The reason this still matters is that the essentialism question, which had seemed to be receding into the archive of feminist debate by the 2000s, has come back in a different register. It has returned in the new materialism, in the philosophy of the Anthropocene, in the urgent and divisive political fights over what biology means and who is permitted to claim it. It has returned in the ecological feminisms that take seriously the embodied, more-than-human entanglements the Lacanian symbolic could not see.
The position that the body must be honored as a material reality is not, by itself, essentialist; it never was. The position that the body is constructed in discourse is not, by itself, the answer to essentialism; it never was. The interesting work is and has always been in the third position, the one the essentialism / anti-essentialism binary cannot see: the materialism that is also a genealogy, the body that is also a history, the feminine that is neither given nor invented but continuously transmitted and remade. Reading Irigaray opens up a method for thinking about what women become, and how, and in relation to whom, and at what cost. It does not provide a settled answer to the question of what women are.

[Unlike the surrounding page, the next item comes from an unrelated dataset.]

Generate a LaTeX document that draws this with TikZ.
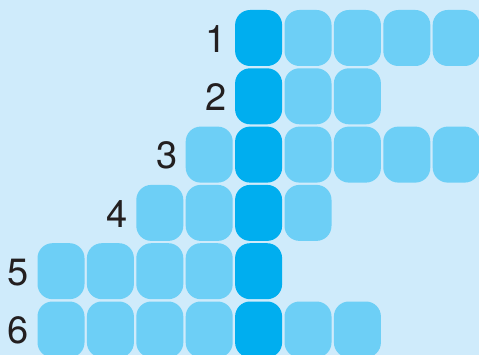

The essentialism that has been attributed to her was never there. The materialism that was always there is the resource we need now.
What the two lips cannot say is one. They have never been able to. They have never desired to. More fundamentally, what they cannot say is the choice between essence and construction that the debate has spent forty years demanding of them. They speak something older, stranger, more material. The mistake has been to keep asking them to say what they cannot. The dogma that has refused to hear them, like all dogmas, is an obstacle to thinking. We could, at this point, simply put it down.